Source material ->
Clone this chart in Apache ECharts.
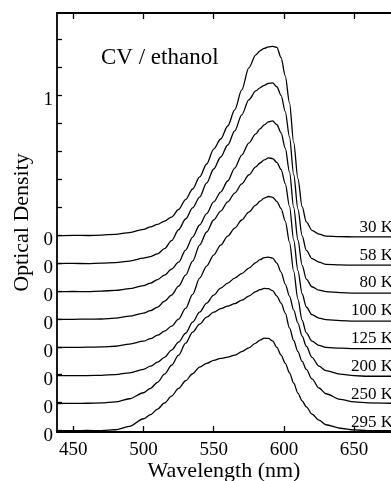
<!DOCTYPE html>
<html>
<head>
<meta charset="utf-8">
<script src="https://cdn.jsdelivr.net/npm/echarts@6/dist/echarts.min.js"></script>
<style>
  html, body { margin: 0; padding: 0; background: #fff; }
  #main { width: 391px; height: 481px; }
</style>
</head>
<body>
<div id="main"></div>
<script>
const font = 'Liberation Serif'

// wavelength grid (nm)
const wavelengths = [438.5, 450, 460, 470, 480, 490, 500, 505, 510, 515, 520, 525, 530, 535, 540, 545, 550, 555, 560, 565, 570, 575, 580, 583, 586, 589, 592, 595, 598, 601, 604, 607, 610, 613, 616, 620, 625, 630, 640, 650, 660, 676.3]

// optical density of each spectrum (before vertical offset)
const od30 = [-0.004, -0.002, -0.003, 0, 0.005, 0.018, 0.041, 0.059, 0.077, 0.100, 0.129, 0.183, 0.254, 0.330, 0.416, 0.509, 0.616, 0.688, 0.781, 0.896, 1.039, 1.197, 1.290, 1.319, 1.337, 1.348, 1.351, 1.344, 1.270, 1.140, 0.946, 0.662, 0.405, 0.203, 0.095, 0.034, 0.007, -0.008, -0.011, -0.013, -0.013, -0.013]
const od58 = [-0.004, -0.003, -0.004, -0.001, 0.003, 0.014, 0.035, 0.046, 0.066, 0.103, 0.160, 0.238, 0.315, 0.394, 0.472, 0.573, 0.673, 0.759, 0.845, 0.946, 1.060, 1.168, 1.232, 1.254, 1.272, 1.286, 1.290, 1.262, 1.200, 1.084, 0.903, 0.632, 0.387, 0.194, 0.090, 0.032, 0.006, -0.010, -0.014, -0.015, -0.015, -0.015]
const od80 = [-0.005, -0.004, -0.005, -0.001, 0.004, 0.016, 0.038, 0.056, 0.081, 0.113, 0.156, 0.206, 0.292, 0.386, 0.472, 0.554, 0.637, 0.708, 0.787, 0.880, 0.973, 1.059, 1.124, 1.160, 1.189, 1.210, 1.217, 1.190, 1.132, 1.022, 0.852, 0.596, 0.365, 0.183, 0.085, 0.030, 0.006, -0.005, -0.012, -0.016, -0.016, -0.016]
const od100 = [-0.004, -0.003, -0.002, -0.001, 0.005, 0.019, 0.041, 0.059, 0.084, 0.127, 0.170, 0.234, 0.313, 0.414, 0.528, 0.622, 0.708, 0.772, 0.837, 0.901, 0.966, 1.030, 1.088, 1.116, 1.138, 1.152, 1.148, 1.120, 1.070, 0.968, 0.806, 0.564, 0.346, 0.180, 0.085, 0.030, 0.006, -0.005, -0.012, -0.016, -0.016, -0.016]
const od125 = [-0.005, -0.004, -0.003, -0.001, 0.004, 0.019, 0.040, 0.058, 0.083, 0.112, 0.148, 0.198, 0.275, 0.375, 0.492, 0.578, 0.657, 0.728, 0.793, 0.850, 0.908, 0.965, 1.015, 1.043, 1.065, 1.076, 1.070, 1.040, 0.990, 0.900, 0.750, 0.540, 0.340, 0.190, 0.100, 0.040, 0.010, -0.004, -0.010, -0.013, -0.013, -0.013]
const od200 = [-0.007, -0.006, -0.006, -0.004, 0.001, 0.014, 0.039, 0.061, 0.090, 0.125, 0.176, 0.233, 0.297, 0.376, 0.448, 0.513, 0.570, 0.620, 0.656, 0.692, 0.724, 0.763, 0.803, 0.824, 0.839, 0.842, 0.835, 0.799, 0.735, 0.649, 0.563, 0.462, 0.369, 0.276, 0.204, 0.125, 0.061, 0.029, 0.004, -0.007, -0.011, -0.011]
const od250 = [-0.006, -0.005, -0.004, -0.002, 0.006, 0.028, 0.071, 0.103, 0.146, 0.204, 0.268, 0.340, 0.426, 0.505, 0.562, 0.612, 0.648, 0.673, 0.691, 0.709, 0.734, 0.763, 0.795, 0.809, 0.818, 0.816, 0.802, 0.763, 0.713, 0.641, 0.535, 0.445, 0.365, 0.295, 0.238, 0.170, 0.105, 0.064, 0.024, 0.006, -0.001, -0.004]
const od295 = [0, 0, 0.001, 0, 0.006, 0.030, 0.085, 0.114, 0.154, 0.198, 0.247, 0.302, 0.357, 0.407, 0.454, 0.482, 0.503, 0.517, 0.526, 0.540, 0.565, 0.593, 0.627, 0.648, 0.662, 0.660, 0.642, 0.596, 0.540, 0.482, 0.414, 0.340, 0.268, 0.213, 0.170, 0.118, 0.075, 0.042, 0.017, 0.005, 0, 0]

const temps = ['30 K', '58 K', '80 K', '100 K', '125 K', '200 K', '250 K', '295 K']
const spectra = [od30, od58, od80, od100, od125, od200, od250, od295]
const offsets = [1.4, 1.2, 1.0, 0.8, 0.6, 0.4, 0.2, 0]

const xTicks = [450, 500, 550, 600, 650]
const yTicks = [0, 0.2, 0.4, 0.6, 0.8, 1.0, 1.2, 1.4, 1.6, 1.8, 2.0, 2.2, 2.4, 2.6, 2.8]
const yLabels = [0, 0.2, 0.4, 0.6, 0.8, 1.0, 1.2, 1.4, 2.4]

const chart = echarts.init(document.getElementById('main'))

const series = spectra.map((od, k) => ({
  name: temps[k],
  type: 'line',
  showSymbol: false,
  smooth: 0.3,
  smoothMonotone: 'x',
  lineStyle: { color: '#000', width: 1.3 },
  data: wavelengths.map((w, i) => [w, od[i] + offsets[k]]),
  markPoint: {
    symbol: 'circle',
    symbolSize: 0,
    silent: true,
    data: [{ coord: [676.3, offsets[k] + 0.057] }],
    label: {
      show: true,
      formatter: temps[k],
      position: 'inside',
      align: 'right',
      offset: [2, 0],
      color: '#000',
      fontFamily: font,
      fontSize: 17,
    },
  },
}))

const axisStyle = { color: '#000', width: 1.8 }
const tickStyle = { color: '#000', width: 1.3 }

chart.setOption({
  animation: false,
  backgroundColor: '#fff',
  title: {
    text: 'CV / ethanol',
    left: 96,
    top: 41,
    textStyle: { fontFamily: font, fontSize: 23, fontWeight: 'normal', color: '#000' },
  },
  grid: { left: 57, right: 0, top: 13, bottom: 49, outerBoundsMode: 'none' },
  xAxis: [
    {
      type: 'value',
      position: 'bottom',
      min: 438.4,
      max: 676.3,
      name: 'Wavelength (nm)',
      nameLocation: 'middle',
      nameGap: 28,
      nameMoveOverlap: false,
      nameTextStyle: { fontFamily: font, fontSize: 22, color: '#000' },
      axisLine: { show: true, onZero: false, lineStyle: axisStyle },
      axisTick: { show: true, inside: true, length: 6, customValues: xTicks, lineStyle: tickStyle },
      axisLabel: { customValues: xTicks, fontFamily: font, fontSize: 19, color: '#000', margin: 9 },
      splitLine: { show: false },
    },
    {
      type: 'value',
      position: 'top',
      min: 438.4,
      max: 676.3,
      axisLine: { show: true, onZero: false, lineStyle: axisStyle },
      axisTick: { show: true, inside: true, length: 6, customValues: xTicks, lineStyle: tickStyle },
      axisLabel: { show: false },
      splitLine: { show: false },
    },
  ],
  yAxis: {
    type: 'value',
    min: -0.01,
    max: 2.99,
    name: 'Optical Density',
    nameLocation: 'middle',
    nameGap: 24,
    nameMoveOverlap: false,
    nameTextStyle: { fontFamily: font, fontSize: 22, color: '#000' },
    axisLine: { show: true, onZero: false, lineStyle: axisStyle },
    axisTick: { show: true, inside: true, length: 5, customValues: yTicks, lineStyle: tickStyle },
    axisLabel: {
      customValues: yLabels,
      formatter: (v) => (v > 2 ? '1' : '0'),
      fontFamily: font,
      fontSize: 19,
      color: '#000',
      margin: 4,
      verticalAlign: 'top',
      lineHeight: 10,
    },
    splitLine: { show: false },
  },
  series: series,
})
</script>
</body>
</html>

Do this -> Return nothing but the lines running from the start of the data to the line with "const font = 'Liberation Serif'", please, both ends included and no pictures.

Solution to the exercise ->
Clone this chart in Apache ECharts.
<!DOCTYPE html>
<html>
<head>
<meta charset="utf-8">
<script src="https://cdn.jsdelivr.net/npm/echarts@6/dist/echarts.min.js"></script>
<style>
  html, body { margin: 0; padding: 0; background: #fff; }
  #main { width: 391px; height: 481px; }
</style>
</head>
<body>
<div id="main"></div>
<script>
const font = 'Liberation Serif'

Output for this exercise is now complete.